Veteran folk-rocker continues his half-century of music with his latest album, ‘Sky Trails,’ out Sept. 29.
At age, 77, David Crosby is a “lion in winter” – sage in the ways of the world he serenades, with leonine hair and a history of stirring up trouble through song. One difference, though: This lion’s voice retains the purity that distinguished it more than 50 years ago. Experience informs his views; playfulness give it the sly spin of youth.
Most remarkably, in this chapter of his career as a solo artist, Crosby continues to evolve. In fact, he’s pushed beyond the concept of “solo album.” His newest release out Friday, “Here If You Listen,” isn’t really his album alone. Technically, it’s a collective effort involving four equal partners. For him, this is undiscovered and invigorating territory.
“What we did in Crosby, Stills & Nash was only occasionally a collaboration, like ‘Wooden Ships’ with Paul Kantner, Stephen Stills and me,” he says. “But mostly it was a very competitive environment. Each of us wanted to have our songs be better than their songs. Competitive effort winds up in war. Collaborative effort winds up in a symphony orchestra. It can be difficult. It’s actually kind of amazing if you can pull it off because people’s egos get in the way. I’ve never even seen it done with four people at once. But that’s what we’re doing here.”
“We” is Crosby and vocalist/instrumentalists Michael League, Becca Stevens and Michelle Willis. They first worked together on Crosby’s 2016 album “Lighthouse”; for “Here If You Listen” they wrote, arranged and recorded as one over just a single month. With the focus on acoustic instruments and vocals that range from individual whispers to kaleidoscopic harmonies, it confirms the success of Crosby’s egalitarian experiment.
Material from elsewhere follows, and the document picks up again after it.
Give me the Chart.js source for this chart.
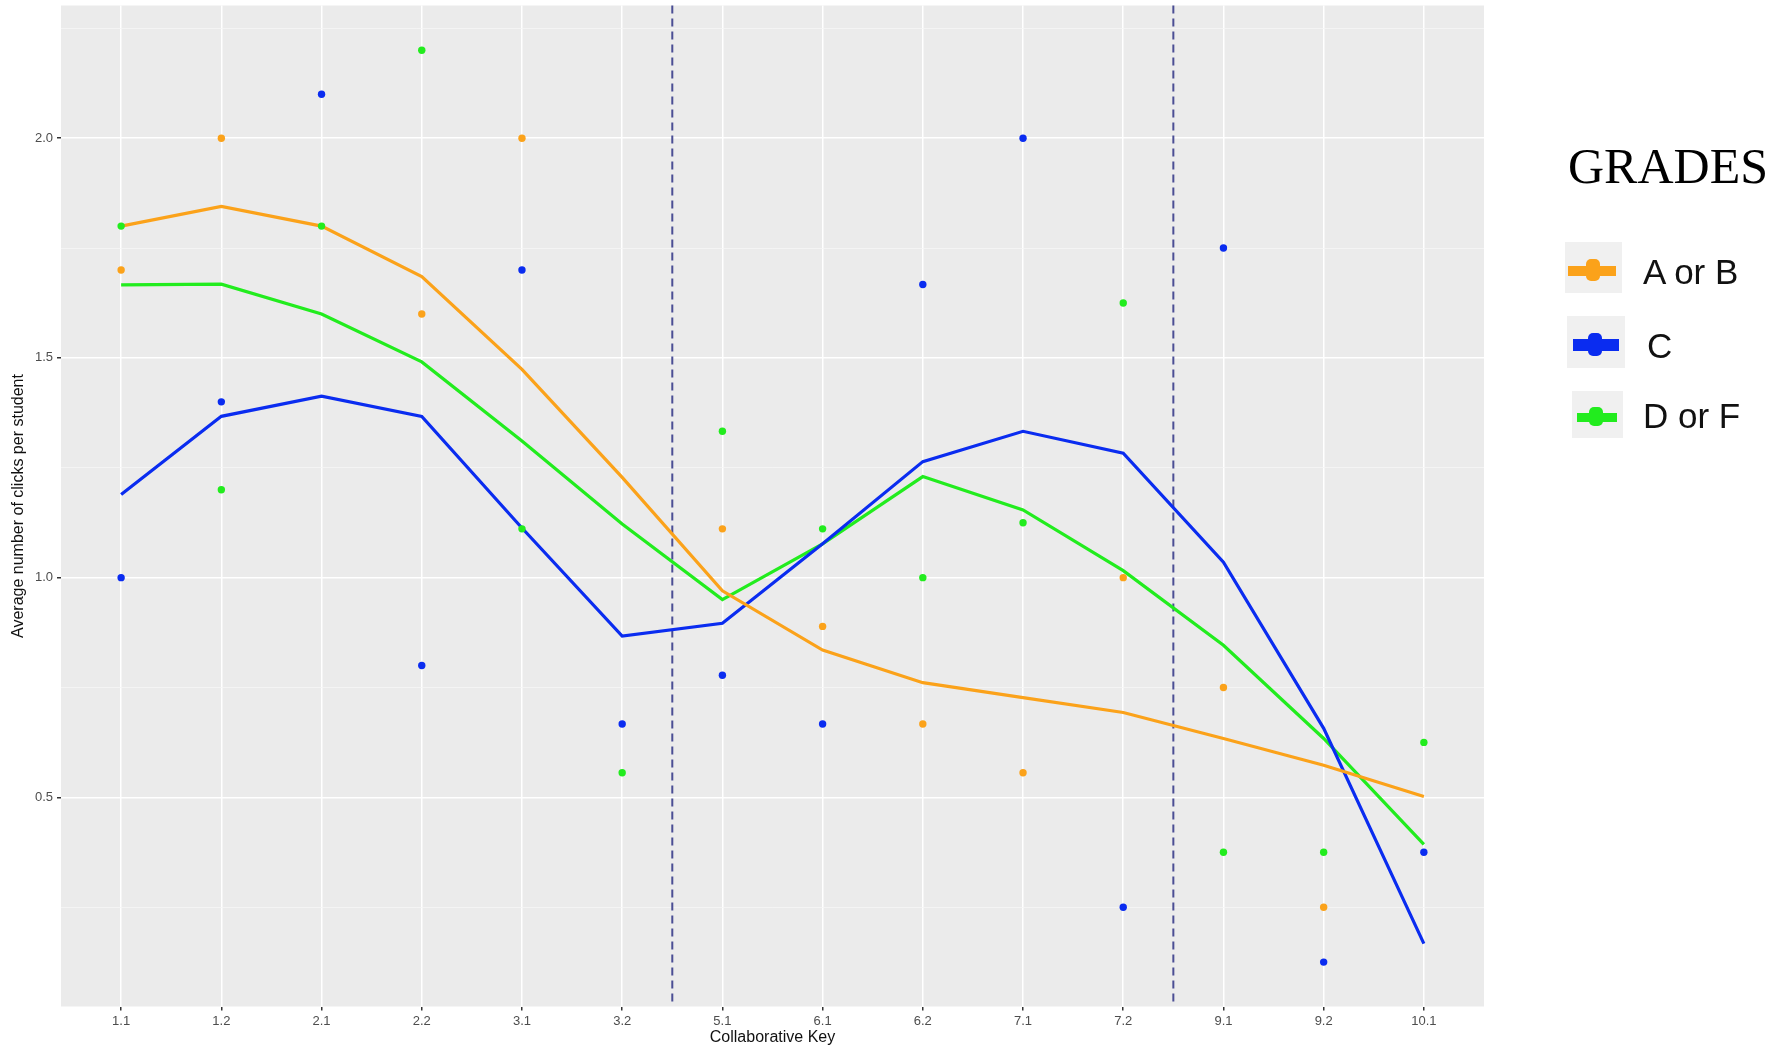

Not unexpectedly, politics surface here and there, most noticeably in “Other Half Rule.” But this music prescribes more than it attacks, advising that “if you don’t like the story you’re in, pick up your pen and write it again” on “1974” and observing that “a calm soul is wisdom and it comes with age” on “On Your Own Ride.”
“We’re living in turbulent times,” Crosby says. “This is a terrible time for the United States of America. We’re in danger of completely losing our 200-year-old democracy. People are generally stressed out to the max. They need music! Music lifts us and brings out the best in us. That’s one of the main reasons we make music; it’s what we’re supposed to be doing.”
Is it the artist’s responsibility, then, to craft songs as antidotes to unease? “I think of it more as an opportunity,” he clarifies. “If you’re a conscious human being and you see something like Kent State taking place, then you’re going to want to write “Ohio.” I try to celebrate the good stuff and call bullshit on the things I disagree with – racism, sexism, war. But that’s only part of the deal. Our main job is not to be watchmen. It’s really just to tell you stories and hopefully take you on emotional voyages. If there’s a purposeful edge to what I’m doing now, it’s just to make good music.”